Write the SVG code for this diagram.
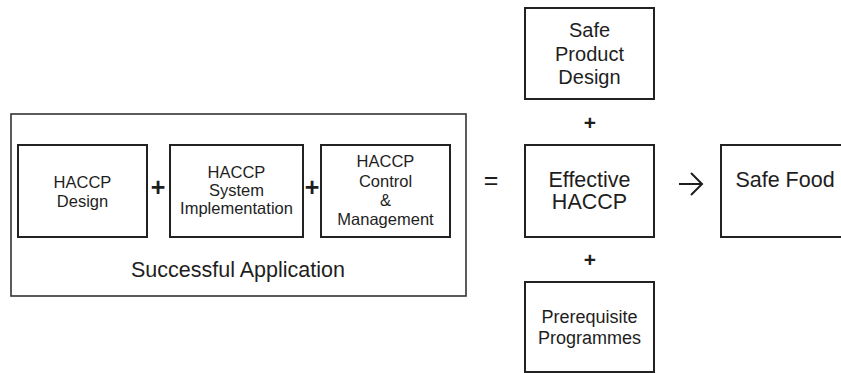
<svg xmlns="http://www.w3.org/2000/svg" width="841" height="373" viewBox="0 0 841 373">
<style>
  .box { fill: #fff; stroke: #222; stroke-width: 2; }
  .outer { fill: #fff; stroke: #333; stroke-width: 1.6; }
  text { font-family: "Liberation Sans", Arial, sans-serif; fill: #1e1e1e; text-anchor: middle; }
  .s { font-size: 16.5px; }
  .m { font-size: 18px; }
  .l { font-size: 20px; }
  .xl { font-size: 21.5px; }
  .op { font-weight: bold; }
</style>
<rect width="841" height="373" fill="#fff"/>
<g id="successful-application">
  <rect class="outer" x="11" y="114" width="455" height="182"/>
  <text class="xl" x="238" y="277">Successful Application</text>
</g>
<g id="haccp-design">
  <rect class="box" x="18" y="145" width="129" height="92"/>
  <text class="s" x="82.5" y="188">HACCP</text>
  <text class="s" x="82.5" y="207">Design</text>
</g>
<g id="haccp-system-implementation">
  <rect class="box" x="170" y="145" width="133" height="92"/>
  <text class="s" x="236.5" y="178">HACCP</text>
  <text class="s" x="236.5" y="196">System</text>
  <text class="s" x="236.5" y="214">Implementation</text>
</g>
<g id="haccp-control-management">
  <rect class="box" x="321" y="145" width="129" height="92"/>
  <text class="s" x="385.5" y="167">HACCP</text>
  <text class="s" x="385.5" y="187">Control</text>
  <text class="s" x="385.5" y="206">&amp;</text>
  <text class="s" x="385.5" y="225">Management</text>
</g>
<g id="safe-product-design">
  <rect class="box" x="525" y="8" width="129" height="91"/>
  <text class="l" x="589.5" y="37">Safe</text>
  <text class="l" x="589.5" y="61">Product</text>
  <text class="l" x="589.5" y="84">Design</text>
</g>
<g id="effective-haccp">
  <rect class="box" x="525" y="145" width="129" height="92"/>
  <text class="xl" x="589.5" y="187">Effective</text>
  <text class="xl" x="589.5" y="209">HACCP</text>
</g>
<g id="prerequisite-programmes">
  <rect class="box" x="525" y="282" width="129" height="90"/>
  <text class="m" x="589.5" y="323">Prerequisite</text>
  <text class="m" x="589.5" y="344">Programmes</text>
</g>
<g id="safe-food">
  <rect class="box" x="721" y="145" width="130" height="92"/>
  <text class="xl" x="785" y="187">Safe Food</text>
</g>
<g id="connectors">
  <text class="op" x="158" y="196" style="font-size:25px">+</text>
  <text class="op" x="312" y="196" style="font-size:25px">+</text>
  <text x="491" y="189" style="font-size:25px">=</text>
  <text class="op" x="590" y="130" style="font-size:21px">+</text>
  <text class="op" x="590" y="267" style="font-size:21px">+</text>
  <g fill="none" stroke="#1e1e1e" stroke-width="2">
    <path d="M679 184 H701"/>
    <path d="M691 173 L702 184 L691 195"/>
  </g>
</g>
</svg>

• Description of the task
Write out again every line above exactly as given; the pictures do not belong in the copy.

• Complete response
Write the SVG code for this diagram.
<svg xmlns="http://www.w3.org/2000/svg" width="841" height="373" viewBox="0 0 841 373">
<style>
  .box { fill: #fff; stroke: #222; stroke-width: 2; }
  .outer { fill: #fff; stroke: #333; stroke-width: 1.6; }
  text { font-family: "Liberation Sans", Arial, sans-serif; fill: #1e1e1e; text-anchor: middle; }
  .s { font-size: 16.5px; }
  .m { font-size: 18px; }
  .l { font-size: 20px; }
  .xl { font-size: 21.5px; }
  .op { font-weight: bold; }
</style>
<rect width="841" height="373" fill="#fff"/>
<g id="successful-application">
  <rect class="outer" x="11" y="114" width="455" height="182"/>
  <text class="xl" x="238" y="277">Successful Application</text>
</g>
<g id="haccp-design">
  <rect class="box" x="18" y="145" width="129" height="92"/>
  <text class="s" x="82.5" y="188">HACCP</text>
  <text class="s" x="82.5" y="207">Design</text>
</g>
<g id="haccp-system-implementation">
  <rect class="box" x="170" y="145" width="133" height="92"/>
  <text class="s" x="236.5" y="178">HACCP</text>
  <text class="s" x="236.5" y="196">System</text>
  <text class="s" x="236.5" y="214">Implementation</text>
</g>
<g id="haccp-control-management">
  <rect class="box" x="321" y="145" width="129" height="92"/>
  <text class="s" x="385.5" y="167">HACCP</text>
  <text class="s" x="385.5" y="187">Control</text>
  <text class="s" x="385.5" y="206">&amp;</text>
  <text class="s" x="385.5" y="225">Management</text>
</g>
<g id="safe-product-design">
  <rect class="box" x="525" y="8" width="129" height="91"/>
  <text class="l" x="589.5" y="37">Safe</text>
  <text class="l" x="589.5" y="61">Product</text>
  <text class="l" x="589.5" y="84">Design</text>
</g>
<g id="effective-haccp">
  <rect class="box" x="525" y="145" width="129" height="92"/>
  <text class="xl" x="589.5" y="187">Effective</text>
  <text class="xl" x="589.5" y="209">HACCP</text>
</g>
<g id="prerequisite-programmes">
  <rect class="box" x="525" y="282" width="129" height="90"/>
  <text class="m" x="589.5" y="323">Prerequisite</text>
  <text class="m" x="589.5" y="344">Programmes</text>
</g>
<g id="safe-food">
  <rect class="box" x="721" y="145" width="130" height="92"/>
  <text class="xl" x="785" y="187">Safe Food</text>
</g>
<g id="connectors">
  <text class="op" x="158" y="196" style="font-size:25px">+</text>
  <text class="op" x="312" y="196" style="font-size:25px">+</text>
  <text x="491" y="189" style="font-size:25px">=</text>
  <text class="op" x="590" y="130" style="font-size:21px">+</text>
  <text class="op" x="590" y="267" style="font-size:21px">+</text>
  <g fill="none" stroke="#1e1e1e" stroke-width="2">
    <path d="M679 184 H701"/>
    <path d="M691 173 L702 184 L691 195"/>
  </g>
</g>
</svg>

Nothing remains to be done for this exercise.